Given problem — The entire listing is to be repeated verbatim.

Dataset content —
··········

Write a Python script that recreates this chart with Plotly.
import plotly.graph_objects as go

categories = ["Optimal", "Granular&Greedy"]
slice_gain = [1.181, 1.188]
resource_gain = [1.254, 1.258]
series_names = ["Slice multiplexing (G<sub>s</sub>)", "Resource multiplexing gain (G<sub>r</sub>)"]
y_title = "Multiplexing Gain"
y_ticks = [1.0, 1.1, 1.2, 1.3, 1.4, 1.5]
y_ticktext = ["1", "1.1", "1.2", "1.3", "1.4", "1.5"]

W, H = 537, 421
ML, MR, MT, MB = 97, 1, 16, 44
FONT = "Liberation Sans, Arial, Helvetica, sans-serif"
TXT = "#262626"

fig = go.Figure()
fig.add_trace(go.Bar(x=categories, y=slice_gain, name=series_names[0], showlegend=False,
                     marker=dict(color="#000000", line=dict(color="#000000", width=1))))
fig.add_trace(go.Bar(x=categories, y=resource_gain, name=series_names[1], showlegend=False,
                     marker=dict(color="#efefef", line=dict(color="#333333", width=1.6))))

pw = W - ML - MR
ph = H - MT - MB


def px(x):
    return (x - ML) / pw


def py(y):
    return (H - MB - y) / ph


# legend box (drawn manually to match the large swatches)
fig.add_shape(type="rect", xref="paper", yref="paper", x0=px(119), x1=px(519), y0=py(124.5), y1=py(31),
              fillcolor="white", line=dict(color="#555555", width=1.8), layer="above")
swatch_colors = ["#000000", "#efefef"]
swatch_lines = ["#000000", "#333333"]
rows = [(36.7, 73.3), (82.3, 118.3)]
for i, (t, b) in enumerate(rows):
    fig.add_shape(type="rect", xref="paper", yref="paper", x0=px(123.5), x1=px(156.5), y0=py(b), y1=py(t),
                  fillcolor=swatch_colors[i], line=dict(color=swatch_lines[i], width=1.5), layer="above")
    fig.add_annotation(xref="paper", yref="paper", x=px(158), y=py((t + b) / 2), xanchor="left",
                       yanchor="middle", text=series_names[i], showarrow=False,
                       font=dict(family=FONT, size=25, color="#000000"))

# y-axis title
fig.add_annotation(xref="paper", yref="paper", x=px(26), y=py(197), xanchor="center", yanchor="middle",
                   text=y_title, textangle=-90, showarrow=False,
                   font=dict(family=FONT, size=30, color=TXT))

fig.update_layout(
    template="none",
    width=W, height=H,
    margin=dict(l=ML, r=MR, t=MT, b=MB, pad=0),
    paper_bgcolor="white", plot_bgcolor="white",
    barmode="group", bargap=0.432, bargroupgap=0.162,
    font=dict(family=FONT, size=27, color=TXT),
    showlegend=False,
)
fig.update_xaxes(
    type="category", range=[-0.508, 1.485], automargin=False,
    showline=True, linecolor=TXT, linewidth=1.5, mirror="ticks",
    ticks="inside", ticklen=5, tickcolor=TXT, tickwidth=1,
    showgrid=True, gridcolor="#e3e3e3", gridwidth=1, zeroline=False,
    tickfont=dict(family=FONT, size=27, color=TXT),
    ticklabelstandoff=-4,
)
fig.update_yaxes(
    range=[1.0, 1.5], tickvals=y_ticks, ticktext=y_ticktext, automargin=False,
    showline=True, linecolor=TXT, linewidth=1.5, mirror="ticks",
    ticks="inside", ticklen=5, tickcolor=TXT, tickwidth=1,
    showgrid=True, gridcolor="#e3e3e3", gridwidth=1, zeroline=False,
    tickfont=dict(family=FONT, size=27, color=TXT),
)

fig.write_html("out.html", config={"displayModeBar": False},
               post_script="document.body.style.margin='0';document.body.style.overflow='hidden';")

··········

Answer below —
Write a Python script that recreates this chart with Plotly.
import plotly.graph_objects as go

categories = ["Optimal", "Granular&Greedy"]
slice_gain = [1.181, 1.188]
resource_gain = [1.254, 1.258]
series_names = ["Slice multiplexing (G<sub>s</sub>)", "Resource multiplexing gain (G<sub>r</sub>)"]
y_title = "Multiplexing Gain"
y_ticks = [1.0, 1.1, 1.2, 1.3, 1.4, 1.5]
y_ticktext = ["1", "1.1", "1.2", "1.3", "1.4", "1.5"]

W, H = 537, 421
ML, MR, MT, MB = 97, 1, 16, 44
FONT = "Liberation Sans, Arial, Helvetica, sans-serif"
TXT = "#262626"

fig = go.Figure()
fig.add_trace(go.Bar(x=categories, y=slice_gain, name=series_names[0], showlegend=False,
                     marker=dict(color="#000000", line=dict(color="#000000", width=1))))
fig.add_trace(go.Bar(x=categories, y=resource_gain, name=series_names[1], showlegend=False,
                     marker=dict(color="#efefef", line=dict(color="#333333", width=1.6))))

pw = W - ML - MR
ph = H - MT - MB


def px(x):
    return (x - ML) / pw


def py(y):
    return (H - MB - y) / ph


# legend box (drawn manually to match the large swatches)
fig.add_shape(type="rect", xref="paper", yref="paper", x0=px(119), x1=px(519), y0=py(124.5), y1=py(31),
              fillcolor="white", line=dict(color="#555555", width=1.8), layer="above")
swatch_colors = ["#000000", "#efefef"]
swatch_lines = ["#000000", "#333333"]
rows = [(36.7, 73.3), (82.3, 118.3)]
for i, (t, b) in enumerate(rows):
    fig.add_shape(type="rect", xref="paper", yref="paper", x0=px(123.5), x1=px(156.5), y0=py(b), y1=py(t),
                  fillcolor=swatch_colors[i], line=dict(color=swatch_lines[i], width=1.5), layer="above")
    fig.add_annotation(xref="paper", yref="paper", x=px(158), y=py((t + b) / 2), xanchor="left",
                       yanchor="middle", text=series_names[i], showarrow=False,
                       font=dict(family=FONT, size=25, color="#000000"))

# y-axis title
fig.add_annotation(xref="paper", yref="paper", x=px(26), y=py(197), xanchor="center", yanchor="middle",
                   text=y_title, textangle=-90, showarrow=False,
                   font=dict(family=FONT, size=30, color=TXT))

fig.update_layout(
    template="none",
    width=W, height=H,
    margin=dict(l=ML, r=MR, t=MT, b=MB, pad=0),
    paper_bgcolor="white", plot_bgcolor="white",
    barmode="group", bargap=0.432, bargroupgap=0.162,
    font=dict(family=FONT, size=27, color=TXT),
    showlegend=False,
)
fig.update_xaxes(
    type="category", range=[-0.508, 1.485], automargin=False,
    showline=True, linecolor=TXT, linewidth=1.5, mirror="ticks",
    ticks="inside", ticklen=5, tickcolor=TXT, tickwidth=1,
    showgrid=True, gridcolor="#e3e3e3", gridwidth=1, zeroline=False,
    tickfont=dict(family=FONT, size=27, color=TXT),
    ticklabelstandoff=-4,
)
fig.update_yaxes(
    range=[1.0, 1.5], tickvals=y_ticks, ticktext=y_ticktext, automargin=False,
    showline=True, linecolor=TXT, linewidth=1.5, mirror="ticks",
    ticks="inside", ticklen=5, tickcolor=TXT, tickwidth=1,
    showgrid=True, gridcolor="#e3e3e3", gridwidth=1, zeroline=False,
    tickfont=dict(family=FONT, size=27, color=TXT),
)

fig.write_html("out.html", config={"displayModeBar": False},
               post_script="document.body.style.margin='0';document.body.style.overflow='hidden';")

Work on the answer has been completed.